La nouvelle a été annoncée le 10 janvier 2022, et c’est une prouesse médicale inédite : la première greffe mondiale de cœur, à partir d’un cœur de porc génétiquement modifié, transplanté à un patient atteint d’une maladie cardiaque au stade terminal. Une prouesse réalisée par une équipe de chirurgie américaine. Explications.
Pénurie d’organes et organes issus de porcs
En France comme dans le monde, les organes manquent pour couvrir l’ensemble des besoins des patients atteints de maladies graves, dont certains organes sont irréversiblement défaillants. Face à cette pénurie d’organes qui touche tous les organes pouvant être transplantés, les chercheurs et médecins travaillent sur différentes alternatives. Parmi les alternatives étudiées, figurent les organes issus de porcs. Les organes du porc constituent en effet un réel espoir de guérison pour des milliers de malades en attente de greffe.
A travers le monde, plusieurs greffes d’organes de porc ont déjà été tentées, parfois avec succès. Après le succès d’une greffe de rein de porc génétiquement modifié en septembre 2021, des médecins américains viennent de réussir une nouvelle première mondiale, la greffe d’un cœur de porc génétiquement modifié à un homme de 57 ans, atteint d’une pathologie cardiaque grave, en phase terminale.
Des modifications génétiques pour réduire le risque de rejet
Cette première mondiale est un exemple réussi de xénogreffe, c’est-à-dire une transplantation dans laquelle le donneur et le receveur d’organes ne sont pas de la même espèce animale. Dans ce cas précis, le greffon cardiaque a été prélevé chez un porc génétiquement modifié. Les modifications génétiques étaient multiples :
- Le blocage de trois gènes impliqués dans la réaction de rejet immédiat des organes porcins par les tissus humains ;
- L’insertion de six gènes humains responsables de la tolérance immunitaire du cœur étranger ;
- Le blocage d’un autre gène pour prévenir une prolifération excessive des tissus issus du cœur porcin.
Pour augmenter les chances de réussite de la greffe, les médecins ont ajouté au traitement antirejet habituel un médicament antirejet spécifique pour la xénogreffe. Les porcs sont déjà utilisés depuis plusieurs années en chirurgie cardiaque, comme source de valves cardiaques. Et les porcs se révèlent d’intéressants donneurs d’organes pour l’homme pour trois raisons principales :
- Les organes porcins ont une taille proche de celle des organes humains ;
- Les porcs ont une croissance rapide ;
- Les portées des porcs sont nombreuses, augmentant la disponibilité des organes porcins.
Un espoir pour tous les patients en attente de greffe
Trois jours après cette greffe inédite, le patient de 57 ans se porte bien, sans signe de rejet immédiat de greffe.
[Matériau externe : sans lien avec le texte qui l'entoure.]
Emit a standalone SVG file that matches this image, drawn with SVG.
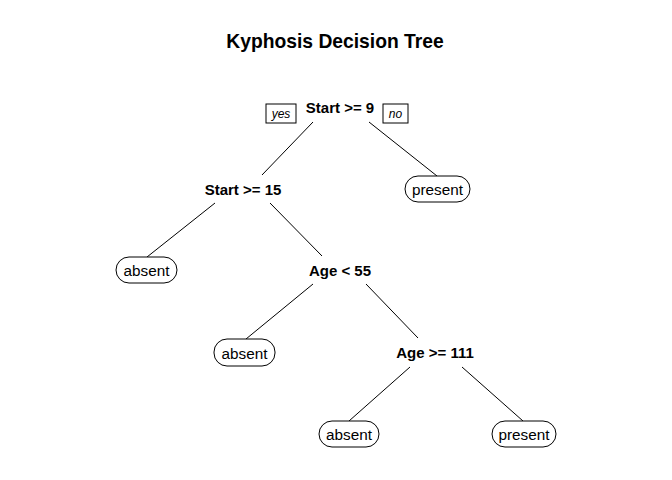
<svg xmlns="http://www.w3.org/2000/svg" width="672" height="480" viewBox="0 0 672 480">
<style>
text{font-family:"Liberation Sans",Arial,sans-serif;fill:#000}
.title{font-size:19.3px;font-weight:bold}
.split{font-size:15px;font-weight:bold}
.leaf{font-size:15.3px}
.lab{font-size:12px;font-style:italic}
.box{fill:#fff;stroke:#000;stroke-width:1}
.edge{stroke:#000;stroke-width:1;fill:none}
</style>
<rect width="672" height="480" fill="#fff"/>
<text class="title" x="335" y="48" text-anchor="middle">Kyphosis Decision Tree</text>
<g id="connectors">
<line class="edge" x1="313" y1="122" x2="262" y2="175"/>
<line class="edge" x1="369" y1="122" x2="437" y2="176"/>
<line class="edge" x1="215" y1="203" x2="147" y2="257"/>
<line class="edge" x1="270" y1="203" x2="322" y2="256"/>
<line class="edge" x1="313" y1="284" x2="246" y2="339"/>
<line class="edge" x1="366" y1="284" x2="418" y2="338"/>
<line class="edge" x1="410" y1="367" x2="349" y2="421"/>
<line class="edge" x1="462" y1="367" x2="523" y2="421"/>
</g>
<g id="n1">
<text class="split" x="340" y="113" text-anchor="middle">Start &gt;= 9</text>
<rect class="box" x="266" y="104" width="30" height="19"/>
<text class="lab" x="281" y="118" text-anchor="middle">yes</text>
<rect class="box" x="383" y="104" width="25" height="19"/>
<text class="lab" x="395.5" y="118" text-anchor="middle">no</text>
</g>
<g id="n2">
<text class="split" x="243" y="195" text-anchor="middle">Start &gt;= 15</text>
</g>
<g id="n3">
<rect class="box" x="405" y="176" width="65" height="26" rx="13" ry="13"/>
<text class="leaf" x="437.5" y="195" text-anchor="middle">present</text>
</g>
<g id="n4">
<rect class="box" x="116" y="257" width="61" height="26" rx="13" ry="13"/>
<text class="leaf" x="146.5" y="276" text-anchor="middle">absent</text>
</g>
<g id="n5">
<text class="split" x="340" y="276" text-anchor="middle">Age &lt; 55</text>
</g>
<g id="n6">
<rect class="box" x="214" y="339" width="61" height="27" rx="13" ry="13"/>
<text class="leaf" x="244.5" y="359" text-anchor="middle">absent</text>
</g>
<g id="n7">
<text class="split" x="435" y="358" text-anchor="middle">Age &gt;= 111</text>
</g>
<g id="n8">
<rect class="box" x="319" y="421" width="60" height="26" rx="13" ry="13"/>
<text class="leaf" x="349" y="440" text-anchor="middle">absent</text>
</g>
<g id="n9">
<rect class="box" x="492" y="421" width="64" height="26" rx="13" ry="13"/>
<text class="leaf" x="524" y="440" text-anchor="middle">present</text>
</g>
</svg>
En effet, dans le cas d’une xénogreffe, le principal risque réside dans la survenue d’une réaction vive et immédiate du système immunitaire, en réponse à la transplantation d’un organe issu d’une autre espèce. Si cette greffe se révèle un succès, ce type de greffe à partir d’organes de porcs génétiquement modifiés pourrait représenter un formidable espoir pour tous les patients en attente d’un organe. Rien qu’aux USA, plus de 6 000 patients meurent chaque année faute de pouvoir bénéficier à temps d’une greffe d’organes.
La greffe de cœur, réalisée avec succès il y a seulement quelques jours, fait désormais l’objet d’une surveillance post-opératoire étroite, pour s’assurer de l’évolution de l’état de santé du patient et du bon fonctionnement de l’organe greffé. Pour le patient de 57 ans nouvellement greffé cardiaque, l’organe issu d’un porc génétiquement modifié constituait la dernière chance de transplantation, son état de santé l’ayant peu de temps avant contre-indiqué définitivement à une transplantation cardiaque classique.